--- Start ---

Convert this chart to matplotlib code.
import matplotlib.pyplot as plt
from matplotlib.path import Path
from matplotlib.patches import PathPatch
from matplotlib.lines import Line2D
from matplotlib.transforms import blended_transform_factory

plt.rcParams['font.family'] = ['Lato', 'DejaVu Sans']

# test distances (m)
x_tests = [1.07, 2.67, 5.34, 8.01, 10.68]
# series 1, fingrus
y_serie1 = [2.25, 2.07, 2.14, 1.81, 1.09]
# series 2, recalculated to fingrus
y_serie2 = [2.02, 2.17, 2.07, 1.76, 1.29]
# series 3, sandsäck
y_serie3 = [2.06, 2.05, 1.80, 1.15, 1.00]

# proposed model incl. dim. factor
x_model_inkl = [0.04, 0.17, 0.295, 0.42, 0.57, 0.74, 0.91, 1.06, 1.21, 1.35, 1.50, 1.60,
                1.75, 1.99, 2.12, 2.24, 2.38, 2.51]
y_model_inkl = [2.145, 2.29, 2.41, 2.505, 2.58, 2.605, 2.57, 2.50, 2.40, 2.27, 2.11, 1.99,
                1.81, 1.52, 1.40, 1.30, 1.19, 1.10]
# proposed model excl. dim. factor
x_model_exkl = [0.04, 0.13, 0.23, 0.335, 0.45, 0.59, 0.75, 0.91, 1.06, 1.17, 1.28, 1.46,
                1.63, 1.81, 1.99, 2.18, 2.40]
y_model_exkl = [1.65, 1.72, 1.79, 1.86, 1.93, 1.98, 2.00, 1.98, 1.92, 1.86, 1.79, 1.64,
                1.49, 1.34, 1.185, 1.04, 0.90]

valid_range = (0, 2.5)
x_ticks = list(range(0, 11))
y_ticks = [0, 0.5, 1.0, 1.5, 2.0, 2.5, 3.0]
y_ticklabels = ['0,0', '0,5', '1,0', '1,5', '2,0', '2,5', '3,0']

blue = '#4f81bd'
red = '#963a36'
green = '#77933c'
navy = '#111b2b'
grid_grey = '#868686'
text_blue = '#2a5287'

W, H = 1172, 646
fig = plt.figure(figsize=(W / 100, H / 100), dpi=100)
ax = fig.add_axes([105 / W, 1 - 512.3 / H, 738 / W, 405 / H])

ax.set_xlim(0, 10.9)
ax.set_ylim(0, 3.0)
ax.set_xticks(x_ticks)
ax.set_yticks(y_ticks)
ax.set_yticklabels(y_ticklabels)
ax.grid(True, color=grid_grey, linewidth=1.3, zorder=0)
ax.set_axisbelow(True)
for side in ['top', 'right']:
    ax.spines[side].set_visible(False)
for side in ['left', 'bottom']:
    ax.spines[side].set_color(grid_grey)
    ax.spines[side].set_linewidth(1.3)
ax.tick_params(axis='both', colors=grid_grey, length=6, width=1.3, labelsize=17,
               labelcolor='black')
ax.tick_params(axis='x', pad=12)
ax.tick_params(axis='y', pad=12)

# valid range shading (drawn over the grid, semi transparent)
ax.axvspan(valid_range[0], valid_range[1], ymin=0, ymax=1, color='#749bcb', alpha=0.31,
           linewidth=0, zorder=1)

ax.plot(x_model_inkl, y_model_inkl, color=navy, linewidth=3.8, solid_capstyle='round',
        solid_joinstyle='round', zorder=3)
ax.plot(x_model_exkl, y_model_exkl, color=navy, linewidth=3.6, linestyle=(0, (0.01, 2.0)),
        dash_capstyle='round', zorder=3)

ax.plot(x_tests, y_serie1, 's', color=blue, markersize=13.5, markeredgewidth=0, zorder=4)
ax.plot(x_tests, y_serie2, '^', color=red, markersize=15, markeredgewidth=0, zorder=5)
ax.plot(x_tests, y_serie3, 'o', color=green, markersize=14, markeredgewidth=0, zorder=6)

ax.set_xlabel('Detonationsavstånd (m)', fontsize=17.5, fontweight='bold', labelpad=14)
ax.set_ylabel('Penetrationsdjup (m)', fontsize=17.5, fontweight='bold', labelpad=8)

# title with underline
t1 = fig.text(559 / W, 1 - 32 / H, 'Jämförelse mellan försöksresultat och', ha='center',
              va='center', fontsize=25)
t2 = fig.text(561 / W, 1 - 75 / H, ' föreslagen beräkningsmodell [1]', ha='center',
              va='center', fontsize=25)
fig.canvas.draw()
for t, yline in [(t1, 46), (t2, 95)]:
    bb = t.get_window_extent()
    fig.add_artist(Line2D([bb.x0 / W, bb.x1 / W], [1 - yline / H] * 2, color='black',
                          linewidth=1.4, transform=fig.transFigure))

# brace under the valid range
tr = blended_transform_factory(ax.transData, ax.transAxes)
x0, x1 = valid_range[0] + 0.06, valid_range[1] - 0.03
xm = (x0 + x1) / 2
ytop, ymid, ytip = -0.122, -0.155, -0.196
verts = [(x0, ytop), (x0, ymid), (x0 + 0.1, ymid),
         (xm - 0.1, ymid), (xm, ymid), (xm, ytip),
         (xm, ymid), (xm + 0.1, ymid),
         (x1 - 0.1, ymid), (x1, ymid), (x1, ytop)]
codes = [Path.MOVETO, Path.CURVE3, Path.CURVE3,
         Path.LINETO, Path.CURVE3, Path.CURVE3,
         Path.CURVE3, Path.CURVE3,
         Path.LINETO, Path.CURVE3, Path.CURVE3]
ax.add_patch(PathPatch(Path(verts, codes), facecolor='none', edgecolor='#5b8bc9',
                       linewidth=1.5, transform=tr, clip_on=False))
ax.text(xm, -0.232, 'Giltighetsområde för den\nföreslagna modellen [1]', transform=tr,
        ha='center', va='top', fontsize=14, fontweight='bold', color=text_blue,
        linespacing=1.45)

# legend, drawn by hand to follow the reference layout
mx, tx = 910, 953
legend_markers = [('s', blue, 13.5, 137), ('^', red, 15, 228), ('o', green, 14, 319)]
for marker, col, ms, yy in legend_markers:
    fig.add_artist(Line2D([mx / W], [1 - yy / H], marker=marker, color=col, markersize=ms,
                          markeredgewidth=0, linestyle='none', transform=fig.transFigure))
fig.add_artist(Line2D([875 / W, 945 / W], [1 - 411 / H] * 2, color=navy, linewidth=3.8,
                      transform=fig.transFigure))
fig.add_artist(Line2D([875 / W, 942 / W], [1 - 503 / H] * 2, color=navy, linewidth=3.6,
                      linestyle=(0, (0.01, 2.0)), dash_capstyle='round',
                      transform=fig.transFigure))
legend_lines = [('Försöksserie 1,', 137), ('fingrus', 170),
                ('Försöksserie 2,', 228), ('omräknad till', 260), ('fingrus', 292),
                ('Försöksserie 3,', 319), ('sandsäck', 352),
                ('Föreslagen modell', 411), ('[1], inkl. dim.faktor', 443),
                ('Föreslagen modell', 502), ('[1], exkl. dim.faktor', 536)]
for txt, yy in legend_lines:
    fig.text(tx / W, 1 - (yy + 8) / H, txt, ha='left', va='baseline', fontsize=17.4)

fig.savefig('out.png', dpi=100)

--- End ---

THE REQUEST. Retype only the lines running from the top of the listing to the line that holds "linewidth=0, zorder=1)", both ends included.

SOLUTION TO THIS PROBLEM.
Convert this chart to matplotlib code.
import matplotlib.pyplot as plt
from matplotlib.path import Path
from matplotlib.patches import PathPatch
from matplotlib.lines import Line2D
from matplotlib.transforms import blended_transform_factory

plt.rcParams['font.family'] = ['Lato', 'DejaVu Sans']

# test distances (m)
x_tests = [1.07, 2.67, 5.34, 8.01, 10.68]
# series 1, fingrus
y_serie1 = [2.25, 2.07, 2.14, 1.81, 1.09]
# series 2, recalculated to fingrus
y_serie2 = [2.02, 2.17, 2.07, 1.76, 1.29]
# series 3, sandsäck
y_serie3 = [2.06, 2.05, 1.80, 1.15, 1.00]

# proposed model incl. dim. factor
x_model_inkl = [0.04, 0.17, 0.295, 0.42, 0.57, 0.74, 0.91, 1.06, 1.21, 1.35, 1.50, 1.60,
                1.75, 1.99, 2.12, 2.24, 2.38, 2.51]
y_model_inkl = [2.145, 2.29, 2.41, 2.505, 2.58, 2.605, 2.57, 2.50, 2.40, 2.27, 2.11, 1.99,
                1.81, 1.52, 1.40, 1.30, 1.19, 1.10]
# proposed model excl. dim. factor
x_model_exkl = [0.04, 0.13, 0.23, 0.335, 0.45, 0.59, 0.75, 0.91, 1.06, 1.17, 1.28, 1.46,
                1.63, 1.81, 1.99, 2.18, 2.40]
y_model_exkl = [1.65, 1.72, 1.79, 1.86, 1.93, 1.98, 2.00, 1.98, 1.92, 1.86, 1.79, 1.64,
                1.49, 1.34, 1.185, 1.04, 0.90]

valid_range = (0, 2.5)
x_ticks = list(range(0, 11))
y_ticks = [0, 0.5, 1.0, 1.5, 2.0, 2.5, 3.0]
y_ticklabels = ['0,0', '0,5', '1,0', '1,5', '2,0', '2,5', '3,0']

blue = '#4f81bd'
red = '#963a36'
green = '#77933c'
navy = '#111b2b'
grid_grey = '#868686'
text_blue = '#2a5287'

W, H = 1172, 646
fig = plt.figure(figsize=(W / 100, H / 100), dpi=100)
ax = fig.add_axes([105 / W, 1 - 512.3 / H, 738 / W, 405 / H])

ax.set_xlim(0, 10.9)
ax.set_ylim(0, 3.0)
ax.set_xticks(x_ticks)
ax.set_yticks(y_ticks)
ax.set_yticklabels(y_ticklabels)
ax.grid(True, color=grid_grey, linewidth=1.3, zorder=0)
ax.set_axisbelow(True)
for side in ['top', 'right']:
    ax.spines[side].set_visible(False)
for side in ['left', 'bottom']:
    ax.spines[side].set_color(grid_grey)
    ax.spines[side].set_linewidth(1.3)
ax.tick_params(axis='both', colors=grid_grey, length=6, width=1.3, labelsize=17,
               labelcolor='black')
ax.tick_params(axis='x', pad=12)
ax.tick_params(axis='y', pad=12)

# valid range shading (drawn over the grid, semi transparent)
ax.axvspan(valid_range[0], valid_range[1], ymin=0, ymax=1, color='#749bcb', alpha=0.31,
           linewidth=0, zorder=1)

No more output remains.